Print, word for word, every line from the beginning of the listing up to and including the line with "const height = H". Pictures are to be excluded.

┄┄┄┄┄┄┄┄┄┄

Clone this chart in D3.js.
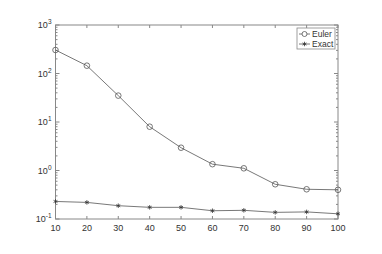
<!DOCTYPE html>
<html>
<head>
<meta charset="utf-8">
<script src="https://cdn.jsdelivr.net/npm/d3@7"></script>
<style>
  body { margin: 0; background: #fff; }
  svg { display: block; }
  text { font-family: "Liberation Sans", Arial, sans-serif; fill: #333; }
</style>
</head>
<body>
<div class="svg-container"></div>
<script>
const W = 382, H = 254;
const margin = { top: 25, right: 44, bottom: 35, left: 55.5 };
const width = W - margin.left - margin.right;
const height = H - margin.top - margin.bottom;

// data
const steps = [10, 20, 30, 40, 50, 60, 70, 80, 90, 100];
const euler = [305, 145, 35, 8.0, 2.95, 1.35, 1.11, 0.52, 0.41, 0.40];
const exact = [0.23, 0.22, 0.188, 0.174, 0.174, 0.148, 0.151, 0.137, 0.14, 0.128];
const seriesNames = ['Euler', 'Exact'];
const yDecades = [-1, 0, 1, 2, 3];

const svg = d3.select('.svg-container')
    .append('svg')
    .attr('width', W)
    .attr('height', H)
    .append('g')
    .attr('transform', `translate(${margin.left},${margin.top})`);

const x = d3.scaleLinear().domain([10, 100]).range([0, width]);
const y = d3.scaleLog().domain([0.1, 1000]).range([height, 0]);

const axisColor = '#888';
const lineColor = '#555';

// minor ticks on log axis
const minor = [];
yDecades.slice(0, -1).forEach((e) => {
    for (let k = 2; k <= 9; k++) minor.push(k * Math.pow(10, e));
});

// box
svg.append('rect')
    .attr('width', width).attr('height', height)
    .attr('fill', 'none').attr('stroke', axisColor).attr('stroke-width', 1);

// x ticks (bottom and top, inward)
steps.forEach((s) => {
    svg.append('line').attr('x1', x(s)).attr('x2', x(s)).attr('y1', height).attr('y2', height - 3)
        .attr('stroke', axisColor);
    svg.append('line').attr('x1', x(s)).attr('x2', x(s)).attr('y1', 0).attr('y2', 3)
        .attr('stroke', axisColor);
    svg.append('text').attr('x', x(s)).attr('y', height + 12)
        .attr('text-anchor', 'middle').style('font-size', '9px').text(s);
});

// y ticks major + minor (left and right)
yDecades.forEach((e) => {
    const v = Math.pow(10, e);
    svg.append('line').attr('x1', 0).attr('x2', 4).attr('y1', y(v)).attr('y2', y(v)).attr('stroke', axisColor);
    svg.append('line').attr('x1', width).attr('x2', width - 4).attr('y1', y(v)).attr('y2', y(v)).attr('stroke', axisColor);
    const t = svg.append('text').attr('x', -4).attr('y', y(v) + 3)
        .attr('text-anchor', 'end').style('font-size', '9px');
    t.append('tspan').text('10');
    t.append('tspan').attr('dy', -4).style('font-size', '6.5px').text(e);
});
minor.forEach((v) => {
    svg.append('line').attr('x1', 0).attr('x2', 2).attr('y1', y(v)).attr('y2', y(v)).attr('stroke', axisColor);
    svg.append('line').attr('x1', width).attr('x2', width - 2).attr('y1', y(v)).attr('y2', y(v)).attr('stroke', axisColor);
});

const line = d3.line().x((d, i) => x(steps[i])).y((d) => y(d));

// Euler line with circles
svg.append('path').datum(euler).attr('d', line)
    .attr('fill', 'none').attr('stroke', lineColor).attr('stroke-width', 0.8);
svg.selectAll('.euler-pt').data(euler).enter().append('circle')
    .attr('class', 'euler-pt')
    .attr('cx', (d, i) => x(steps[i])).attr('cy', (d) => y(d)).attr('r', 2.8)
    .attr('fill', 'none').attr('stroke', lineColor).attr('stroke-width', 0.8);

// Exact line with stars
svg.append('path').datum(exact).attr('d', line)
    .attr('fill', 'none').attr('stroke', lineColor).attr('stroke-width', 0.8);
const star = d3.symbol().type(d3.symbolAsterisk || d3.symbolCross).size(14);
svg.selectAll('.exact-pt').data(exact).enter().append('path')
    .attr('class', 'exact-pt')
    .attr('transform', (d, i) => `translate(${x(steps[i])},${y(d)})`)
    .attr('d', star)
    .attr('fill', '#333').attr('stroke', '#333').attr('stroke-width', 0.8);

// legend
const lg = svg.append('g').attr('transform', `translate(${width - 41},3)`);
lg.append('rect').attr('width', 38).attr('height', 21)
    .attr('fill', '#fff').attr('stroke', axisColor).attr('stroke-width', 0.8);
seriesNames.forEach((name, i) => {
    const yy = 6 + i * 10;
    lg.append('line').attr('x1', 2).attr('x2', 13).attr('y1', yy).attr('y2', yy)
        .attr('stroke', lineColor).attr('stroke-width', 0.8);
    if (i === 0) {
        lg.append('circle').attr('cx', 7.5).attr('cy', yy).attr('r', 2.5)
            .attr('fill', '#fff').attr('stroke', lineColor).attr('stroke-width', 0.8);
    } else {
        lg.append('path').attr('transform', `translate(7.5,${yy})`).attr('d', star)
            .attr('fill', '#333').attr('stroke', '#333').attr('stroke-width', 0.8);
    }
    lg.append('text').attr('x', 15).attr('y', yy + 3).style('font-size', '8.5px').text(name);
});
</script>
</body>
</html>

┄┄┄┄┄┄┄┄┄┄

• [The response]:
Clone this chart in D3.js.
<!DOCTYPE html>
<html>
<head>
<meta charset="utf-8">
<script src="https://cdn.jsdelivr.net/npm/d3@7"></script>
<style>
  body { margin: 0; background: #fff; }
  svg { display: block; }
  text { font-family: "Liberation Sans", Arial, sans-serif; fill: #333; }
</style>
</head>
<body>
<div class="svg-container"></div>
<script>
const W = 382, H = 254;
const margin = { top: 25, right: 44, bottom: 35, left: 55.5 };
const width = W - margin.left - margin.right;
const height = H - margin.top - margin.bottom;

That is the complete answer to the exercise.